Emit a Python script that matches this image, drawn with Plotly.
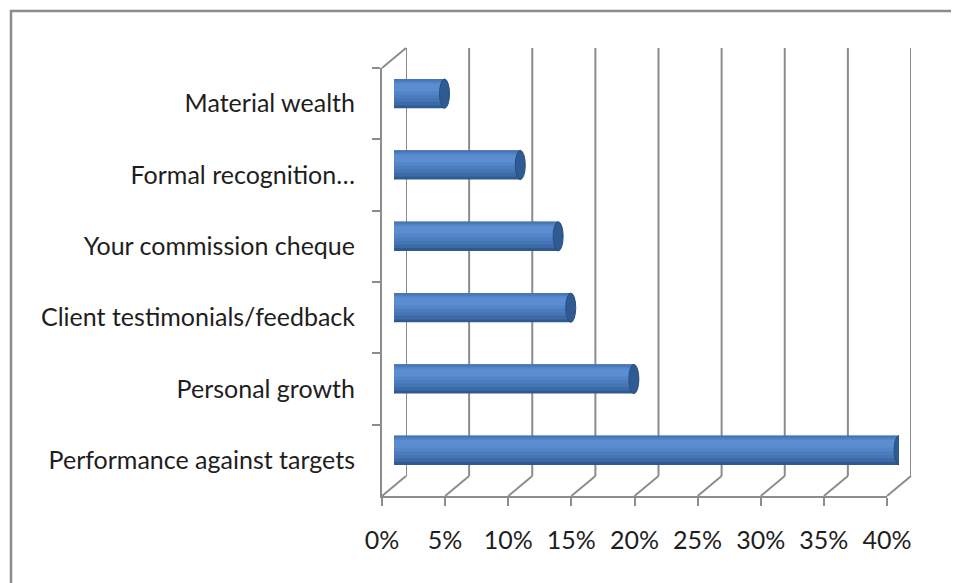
import plotly.graph_objects as go

# ---------------- data ----------------
categories = [
    "Material wealth",
    "Formal recognition…",
    "Your commission cheque",
    "Client testimonials/feedback",
    "Personal growth",
    "Performance against targets",
]
values = [0.04, 0.10, 0.13, 0.14, 0.19, 0.40]
x_ticks = [0, 0.05, 0.10, 0.15, 0.20, 0.25, 0.30, 0.35, 0.40]
x_tick_labels = ["0%", "5%", "10%", "15%", "20%", "25%", "30%", "35%", "40%"]
x_range = [0, 0.40]

# ---------------- geometry / style ----------------
PAGE_OFF = 8                      # default body margin of the html page
W, H = 959 - PAGE_OFF, 583 - PAGE_OFF
FRONT_L, FRONT_R, FRONT_T, FRONT_B = (382 - PAGE_OFF, 887 - PAGE_OFF,
                                      68 - PAGE_OFF, 496 - PAGE_OFF)
DX, DY = 24, 20          # depth offset of the back wall (pixels)
GRID = "#8c8c8c"
TEXT = "#1e1e1e"
FONT = "Lato"
FS = 25
BAR_W = 0.41
N = len(categories)


def xdom(l, r):
    return [l / W, r / W]


def ydom(t, b):
    return [1 - b / H, 1 - t / H]


fig = go.Figure()

# back wall subplot (x, y)
fig.add_trace(go.Scatter(x=[0] * N, y=categories, mode="markers",
                         marker=dict(opacity=0), hoverinfo="skip",
                         showlegend=False, xaxis="x", yaxis="y"))

# cylinder bars (x2, y2) built from layered bars for shading
layers = [
    (-BAR_W / 2, BAR_W, "#2f5a90"),
    (-BAR_W / 2, BAR_W - 0.04, "#3c6aa6"),
    (-BAR_W / 2, BAR_W - 0.09, "#4575b4"),
    (-BAR_W / 2 + 0.02, BAR_W - 0.16, "#4b7dbe"),
    (-BAR_W / 2 + 0.04, BAR_W - 0.23, "#5485c8"),
    (-BAR_W / 2 + 0.06, BAR_W - 0.30, "#5b8dd1"),
]
for off, w, col in layers:
    fig.add_trace(go.Bar(
        x=values, y=categories, orientation="h",
        width=w, offset=off,
        marker=dict(color=col, line=dict(width=0)),
        hoverinfo="skip", showlegend=False,
        xaxis="x2", yaxis="y2",
    ))

# front subplot (x3, y3) - axes, ticks and labels
fig.add_trace(go.Scatter(x=[0] * N, y=categories, mode="markers",
                         marker=dict(opacity=0), hoverinfo="skip",
                         showlegend=False, xaxis="x3", yaxis="y3"))

shapes = []
# outer chart border
shapes.append(dict(type="rect", xref="paper", yref="paper",
                   x0=(11 - PAGE_OFF) / W, x1=1.05, y0=-0.05,
                   y1=1 - (11 - PAGE_OFF) / H,
                   line=dict(color=GRID, width=2.5), fillcolor="rgba(0,0,0,0)",
                   layer="below"))
for t in x_ticks:
    # back-wall vertical gridline
    shapes.append(dict(type="line", xref="x", yref="y domain",
                       x0=t, x1=t, y0=0, y1=1,
                       line=dict(color=GRID, width=2), layer="below"))
    # floor diagonal from front tick to back gridline
    frac = (t - x_range[0]) / (x_range[1] - x_range[0])
    shapes.append(dict(type="line", xref="x3 domain", yref="y3 domain",
                       xsizemode="pixel", xanchor=frac, x0=0, x1=DX,
                       ysizemode="pixel", yanchor=0, y0=0, y1=DY,
                       line=dict(color=GRID, width=2), layer="below"))
# left-wall top diagonal
shapes.append(dict(type="line", xref="x3 domain", yref="y3 domain",
                   xsizemode="pixel", xanchor=0, x0=0, x1=DX,
                   ysizemode="pixel", yanchor=1, y0=0, y1=DY,
                   line=dict(color=GRID, width=2), layer="below"))
# cylinder caps
for i, v in enumerate(values):
    shapes.append(dict(type="circle", xref="x2", yref="y2",
                       xsizemode="pixel", xanchor=0, x0=-5, x1=5,
                       y0=i - BAR_W / 2, y1=i + BAR_W / 2,
                       fillcolor="#4677b8", line=dict(width=0), layer="below"))
    shapes.append(dict(type="circle", xref="x2", yref="y2",
                       xsizemode="pixel", xanchor=v, x0=-5, x1=5,
                       y0=i - BAR_W / 2, y1=i + BAR_W / 2,
                       fillcolor="#2f5b92", line=dict(color="#294f80", width=1),
                       layer="above"))

yrange = [N - 0.5, -0.5]
common_hidden_y = dict(type="category", range=yrange, showgrid=False,
                       showticklabels=False, zeroline=False, showline=False,
                       ticks="", fixedrange=True)

fig.update_layout(
    width=W, height=H,
    autosize=False,
    margin=dict(l=0, r=0, t=0, b=0, pad=0, autoexpand=False),
    paper_bgcolor="white",
    plot_bgcolor="rgba(0,0,0,0)",
    barmode="overlay",
    showlegend=False,
    font=dict(family=FONT, size=FS, color=TEXT),
    xaxis=dict(domain=xdom(FRONT_L + DX, FRONT_R + DX), range=x_range,
               showgrid=False, showticklabels=False,
               zeroline=False, showline=False, ticks="", anchor="y",
               fixedrange=True),
    yaxis=dict(domain=ydom(FRONT_T - DY, FRONT_B - DY), anchor="x",
               **common_hidden_y),
    xaxis2=dict(domain=xdom(FRONT_L + DX / 2, FRONT_R + DX / 2), range=x_range,
                showgrid=False, showticklabels=False, zeroline=False,
                showline=False, ticks="", anchor="y2", fixedrange=True),
    yaxis2=dict(domain=ydom(FRONT_T - DY / 2, FRONT_B - DY / 2), anchor="x2",
                **common_hidden_y),
    xaxis3=dict(domain=xdom(FRONT_L, FRONT_R), range=x_range,
                tickmode="array", tickvals=x_ticks, ticktext=x_tick_labels,
                showgrid=False, zeroline=False, showline=True,
                linecolor=GRID, linewidth=2, ticks="outside", ticklen=8,
                tickwidth=2, tickcolor=GRID, ticklabelstandoff=13,
                tickfont=dict(family=FONT, size=FS, color=TEXT),
                anchor="y3", fixedrange=True),
    yaxis3=dict(domain=ydom(FRONT_T, FRONT_B), type="category", range=yrange,
                showgrid=False, zeroline=False, showline=True,
                linecolor=GRID, linewidth=2, ticks="outside", ticklen=8,
                tickwidth=2, tickcolor=GRID, tickson="boundaries",
                ticklabelstandoff=20,
                tickfont=dict(family=FONT, size=FS, color=TEXT),
                anchor="x3", fixedrange=True),
    shapes=shapes,
)

fig.write_html("out.html")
= = = = = = =
▸ **Given instruction**
Print out the whole of the material word for word, without pictures.

▸ **Full answer**
Emit a Python script that matches this image, drawn with Plotly.
import plotly.graph_objects as go

# ---------------- data ----------------
categories = [
    "Material wealth",
    "Formal recognition…",
    "Your commission cheque",
    "Client testimonials/feedback",
    "Personal growth",
    "Performance against targets",
]
values = [0.04, 0.10, 0.13, 0.14, 0.19, 0.40]
x_ticks = [0, 0.05, 0.10, 0.15, 0.20, 0.25, 0.30, 0.35, 0.40]
x_tick_labels = ["0%", "5%", "10%", "15%", "20%", "25%", "30%", "35%", "40%"]
x_range = [0, 0.40]

# ---------------- geometry / style ----------------
PAGE_OFF = 8                      # default body margin of the html page
W, H = 959 - PAGE_OFF, 583 - PAGE_OFF
FRONT_L, FRONT_R, FRONT_T, FRONT_B = (382 - PAGE_OFF, 887 - PAGE_OFF,
                                      68 - PAGE_OFF, 496 - PAGE_OFF)
DX, DY = 24, 20          # depth offset of the back wall (pixels)
GRID = "#8c8c8c"
TEXT = "#1e1e1e"
FONT = "Lato"
FS = 25
BAR_W = 0.41
N = len(categories)


def xdom(l, r):
    return [l / W, r / W]


def ydom(t, b):
    return [1 - b / H, 1 - t / H]


fig = go.Figure()

# back wall subplot (x, y)
fig.add_trace(go.Scatter(x=[0] * N, y=categories, mode="markers",
                         marker=dict(opacity=0), hoverinfo="skip",
                         showlegend=False, xaxis="x", yaxis="y"))

# cylinder bars (x2, y2) built from layered bars for shading
layers = [
    (-BAR_W / 2, BAR_W, "#2f5a90"),
    (-BAR_W / 2, BAR_W - 0.04, "#3c6aa6"),
    (-BAR_W / 2, BAR_W - 0.09, "#4575b4"),
    (-BAR_W / 2 + 0.02, BAR_W - 0.16, "#4b7dbe"),
    (-BAR_W / 2 + 0.04, BAR_W - 0.23, "#5485c8"),
    (-BAR_W / 2 + 0.06, BAR_W - 0.30, "#5b8dd1"),
]
for off, w, col in layers:
    fig.add_trace(go.Bar(
        x=values, y=categories, orientation="h",
        width=w, offset=off,
        marker=dict(color=col, line=dict(width=0)),
        hoverinfo="skip", showlegend=False,
        xaxis="x2", yaxis="y2",
    ))

# front subplot (x3, y3) - axes, ticks and labels
fig.add_trace(go.Scatter(x=[0] * N, y=categories, mode="markers",
                         marker=dict(opacity=0), hoverinfo="skip",
                         showlegend=False, xaxis="x3", yaxis="y3"))

shapes = []
# outer chart border
shapes.append(dict(type="rect", xref="paper", yref="paper",
                   x0=(11 - PAGE_OFF) / W, x1=1.05, y0=-0.05,
                   y1=1 - (11 - PAGE_OFF) / H,
                   line=dict(color=GRID, width=2.5), fillcolor="rgba(0,0,0,0)",
                   layer="below"))
for t in x_ticks:
    # back-wall vertical gridline
    shapes.append(dict(type="line", xref="x", yref="y domain",
                       x0=t, x1=t, y0=0, y1=1,
                       line=dict(color=GRID, width=2), layer="below"))
    # floor diagonal from front tick to back gridline
    frac = (t - x_range[0]) / (x_range[1] - x_range[0])
    shapes.append(dict(type="line", xref="x3 domain", yref="y3 domain",
                       xsizemode="pixel", xanchor=frac, x0=0, x1=DX,
                       ysizemode="pixel", yanchor=0, y0=0, y1=DY,
                       line=dict(color=GRID, width=2), layer="below"))
# left-wall top diagonal
shapes.append(dict(type="line", xref="x3 domain", yref="y3 domain",
                   xsizemode="pixel", xanchor=0, x0=0, x1=DX,
                   ysizemode="pixel", yanchor=1, y0=0, y1=DY,
                   line=dict(color=GRID, width=2), layer="below"))
# cylinder caps
for i, v in enumerate(values):
    shapes.append(dict(type="circle", xref="x2", yref="y2",
                       xsizemode="pixel", xanchor=0, x0=-5, x1=5,
                       y0=i - BAR_W / 2, y1=i + BAR_W / 2,
                       fillcolor="#4677b8", line=dict(width=0), layer="below"))
    shapes.append(dict(type="circle", xref="x2", yref="y2",
                       xsizemode="pixel", xanchor=v, x0=-5, x1=5,
                       y0=i - BAR_W / 2, y1=i + BAR_W / 2,
                       fillcolor="#2f5b92", line=dict(color="#294f80", width=1),
                       layer="above"))

yrange = [N - 0.5, -0.5]
common_hidden_y = dict(type="category", range=yrange, showgrid=False,
                       showticklabels=False, zeroline=False, showline=False,
                       ticks="", fixedrange=True)

fig.update_layout(
    width=W, height=H,
    autosize=False,
    margin=dict(l=0, r=0, t=0, b=0, pad=0, autoexpand=False),
    paper_bgcolor="white",
    plot_bgcolor="rgba(0,0,0,0)",
    barmode="overlay",
    showlegend=False,
    font=dict(family=FONT, size=FS, color=TEXT),
    xaxis=dict(domain=xdom(FRONT_L + DX, FRONT_R + DX), range=x_range,
               showgrid=False, showticklabels=False,
               zeroline=False, showline=False, ticks="", anchor="y",
               fixedrange=True),
    yaxis=dict(domain=ydom(FRONT_T - DY, FRONT_B - DY), anchor="x",
               **common_hidden_y),
    xaxis2=dict(domain=xdom(FRONT_L + DX / 2, FRONT_R + DX / 2), range=x_range,
                showgrid=False, showticklabels=False, zeroline=False,
                showline=False, ticks="", anchor="y2", fixedrange=True),
    yaxis2=dict(domain=ydom(FRONT_T - DY / 2, FRONT_B - DY / 2), anchor="x2",
                **common_hidden_y),
    xaxis3=dict(domain=xdom(FRONT_L, FRONT_R), range=x_range,
                tickmode="array", tickvals=x_ticks, ticktext=x_tick_labels,
                showgrid=False, zeroline=False, showline=True,
                linecolor=GRID, linewidth=2, ticks="outside", ticklen=8,
                tickwidth=2, tickcolor=GRID, ticklabelstandoff=13,
                tickfont=dict(family=FONT, size=FS, color=TEXT),
                anchor="y3", fixedrange=True),
    yaxis3=dict(domain=ydom(FRONT_T, FRONT_B), type="category", range=yrange,
                showgrid=False, zeroline=False, showline=True,
                linecolor=GRID, linewidth=2, ticks="outside", ticklen=8,
                tickwidth=2, tickcolor=GRID, tickson="boundaries",
                ticklabelstandoff=20,
                tickfont=dict(family=FONT, size=FS, color=TEXT),
                anchor="x3", fixedrange=True),
    shapes=shapes,
)

fig.write_html("out.html")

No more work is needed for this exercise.